*Problem requirements*
Locate the lines where "matplotlib" occurs and copy them as they stand.

-- begin Materials provided --

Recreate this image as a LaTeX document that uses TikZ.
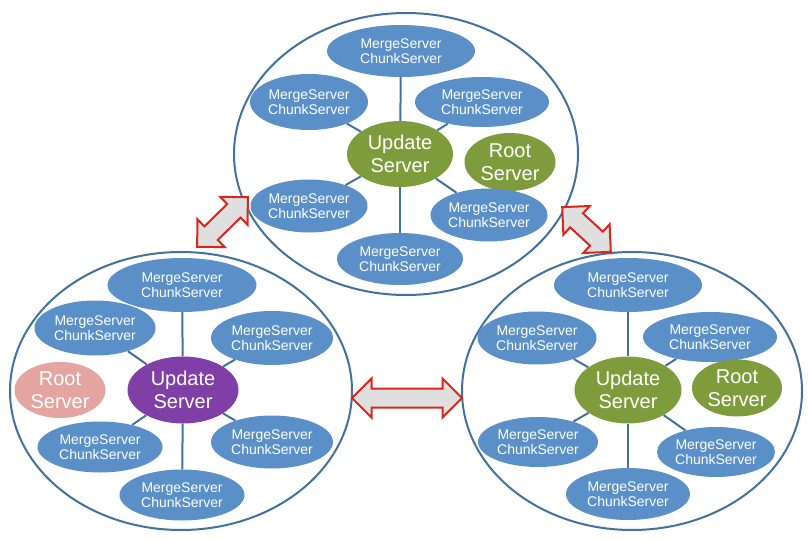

-- end Materials provided --
-- begin Materials provided --

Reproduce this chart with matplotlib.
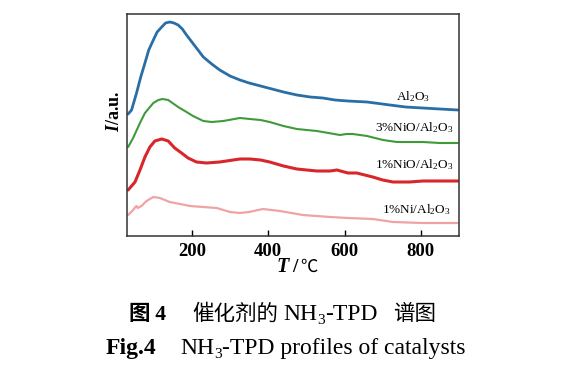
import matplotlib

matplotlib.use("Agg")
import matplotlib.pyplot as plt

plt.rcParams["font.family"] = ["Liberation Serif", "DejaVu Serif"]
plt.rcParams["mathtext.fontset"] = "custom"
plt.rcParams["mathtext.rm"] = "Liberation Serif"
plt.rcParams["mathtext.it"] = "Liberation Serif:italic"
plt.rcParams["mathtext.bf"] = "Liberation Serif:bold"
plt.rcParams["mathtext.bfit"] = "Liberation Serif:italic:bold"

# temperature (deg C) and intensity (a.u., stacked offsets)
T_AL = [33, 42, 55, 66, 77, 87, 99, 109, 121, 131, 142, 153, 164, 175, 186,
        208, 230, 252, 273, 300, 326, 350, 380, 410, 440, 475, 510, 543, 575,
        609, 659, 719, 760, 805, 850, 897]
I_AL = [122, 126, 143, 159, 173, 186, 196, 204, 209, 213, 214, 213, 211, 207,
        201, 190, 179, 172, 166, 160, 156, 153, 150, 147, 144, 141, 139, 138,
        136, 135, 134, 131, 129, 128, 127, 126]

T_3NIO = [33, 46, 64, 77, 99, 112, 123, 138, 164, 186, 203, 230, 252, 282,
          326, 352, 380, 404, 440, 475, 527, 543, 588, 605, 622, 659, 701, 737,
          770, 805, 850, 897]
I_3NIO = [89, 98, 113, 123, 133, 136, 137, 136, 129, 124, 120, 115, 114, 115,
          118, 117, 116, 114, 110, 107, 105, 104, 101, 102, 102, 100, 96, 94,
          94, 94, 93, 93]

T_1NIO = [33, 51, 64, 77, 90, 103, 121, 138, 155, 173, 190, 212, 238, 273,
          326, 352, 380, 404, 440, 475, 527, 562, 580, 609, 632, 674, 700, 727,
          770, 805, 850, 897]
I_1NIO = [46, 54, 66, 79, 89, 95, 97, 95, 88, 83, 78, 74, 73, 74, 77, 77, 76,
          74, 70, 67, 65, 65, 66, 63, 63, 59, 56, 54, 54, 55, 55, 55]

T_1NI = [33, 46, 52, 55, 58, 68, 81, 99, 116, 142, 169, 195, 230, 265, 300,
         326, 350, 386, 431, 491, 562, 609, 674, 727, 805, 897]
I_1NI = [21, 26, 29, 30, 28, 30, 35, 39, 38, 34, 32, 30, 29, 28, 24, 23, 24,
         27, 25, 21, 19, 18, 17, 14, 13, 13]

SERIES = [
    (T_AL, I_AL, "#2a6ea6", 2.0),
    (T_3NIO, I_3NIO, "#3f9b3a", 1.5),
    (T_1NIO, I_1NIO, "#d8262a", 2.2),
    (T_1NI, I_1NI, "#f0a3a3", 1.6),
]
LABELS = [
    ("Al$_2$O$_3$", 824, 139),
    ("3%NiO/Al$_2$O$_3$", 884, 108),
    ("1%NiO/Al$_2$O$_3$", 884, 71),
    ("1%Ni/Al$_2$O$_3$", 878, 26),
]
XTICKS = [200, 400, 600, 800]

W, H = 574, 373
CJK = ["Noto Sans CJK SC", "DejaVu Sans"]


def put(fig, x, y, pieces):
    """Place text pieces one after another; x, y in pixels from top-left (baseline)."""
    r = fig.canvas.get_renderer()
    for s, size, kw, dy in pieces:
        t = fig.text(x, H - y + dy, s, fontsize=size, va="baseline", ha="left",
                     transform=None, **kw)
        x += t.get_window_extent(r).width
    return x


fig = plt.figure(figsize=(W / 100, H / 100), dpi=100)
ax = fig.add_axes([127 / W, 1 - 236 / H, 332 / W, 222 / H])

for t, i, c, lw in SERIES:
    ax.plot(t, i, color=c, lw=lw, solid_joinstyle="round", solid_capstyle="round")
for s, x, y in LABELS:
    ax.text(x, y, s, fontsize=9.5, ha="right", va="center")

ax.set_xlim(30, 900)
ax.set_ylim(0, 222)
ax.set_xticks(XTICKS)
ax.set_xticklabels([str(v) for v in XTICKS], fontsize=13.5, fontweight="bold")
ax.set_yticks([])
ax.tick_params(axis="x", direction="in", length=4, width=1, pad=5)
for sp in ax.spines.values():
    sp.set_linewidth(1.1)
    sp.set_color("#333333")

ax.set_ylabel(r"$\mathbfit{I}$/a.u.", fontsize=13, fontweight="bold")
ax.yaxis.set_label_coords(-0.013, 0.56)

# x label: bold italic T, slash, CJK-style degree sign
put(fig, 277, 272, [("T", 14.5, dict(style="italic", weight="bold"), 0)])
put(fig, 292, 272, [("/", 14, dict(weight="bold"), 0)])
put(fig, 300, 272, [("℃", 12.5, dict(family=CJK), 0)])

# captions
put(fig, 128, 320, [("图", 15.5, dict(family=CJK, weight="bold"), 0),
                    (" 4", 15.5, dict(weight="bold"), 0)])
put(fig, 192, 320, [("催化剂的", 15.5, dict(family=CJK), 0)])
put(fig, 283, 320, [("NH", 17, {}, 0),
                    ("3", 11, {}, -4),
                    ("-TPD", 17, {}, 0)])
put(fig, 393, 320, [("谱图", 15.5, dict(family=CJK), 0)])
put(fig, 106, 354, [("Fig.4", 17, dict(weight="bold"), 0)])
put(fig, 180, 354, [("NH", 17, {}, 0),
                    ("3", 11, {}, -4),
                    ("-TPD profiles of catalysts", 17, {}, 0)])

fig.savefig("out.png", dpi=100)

-- end Materials provided --

*Full answer*
Reproduce this chart with matplotlib.
import matplotlib
matplotlib.use("Agg")
import matplotlib.pyplot as plt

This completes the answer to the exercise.